Last night, Mr Donaldson, Mr Smyth and Mr Ross, joined by two other anti-agreement MPs, Mr William Thompson and Mr Roy Beggs, rejected Mr Foster's criticism saying they were "absolutely united".
"Unlike our Assembly colleagues, we are united behind a policy of `No Guns, No Government'. Our position is unequivocal. They, on the other hand, are deeply divided on this issue and there is growing evidence of dissatisfaction in the ranks of the Assembly party over the present political direction of the leadership," the five MPs said in a statement.
They would present to UUC delegates alternative proposals to the power-sharing arrangement which would "make it clear who is united and who is divided", the anti-Agreement MPs said.
Mr Donaldson is expected to make public the wording of a motion he will put before UUC delegates proposing the party's exit from the Executive in the coming days.
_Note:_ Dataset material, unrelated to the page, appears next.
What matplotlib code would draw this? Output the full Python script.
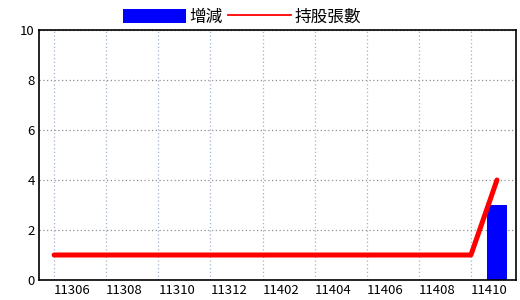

One of the smaller anti-Agreement parties, the Northern Ireland Unionist Party, has confirmed it has placed a motion calling for the exclusion of Sinn Fein before the Assembly's Business Committee. One of the party's MLAs, Mr Norman Boyd, said the motion was signed by 24 MLAs. A motion requires 30 signatures to come up for debate.
Meanwhile, The "Group of 7" which comprises the principle business, trade union and economic development bodies in Northern Ireland, has expressed "dismay" at the lack of political progress in the North.
In a statement, the group said the collapse of the political institutions for the second time would deal a "savage blow" to Northern Ireland's credibility world-wide.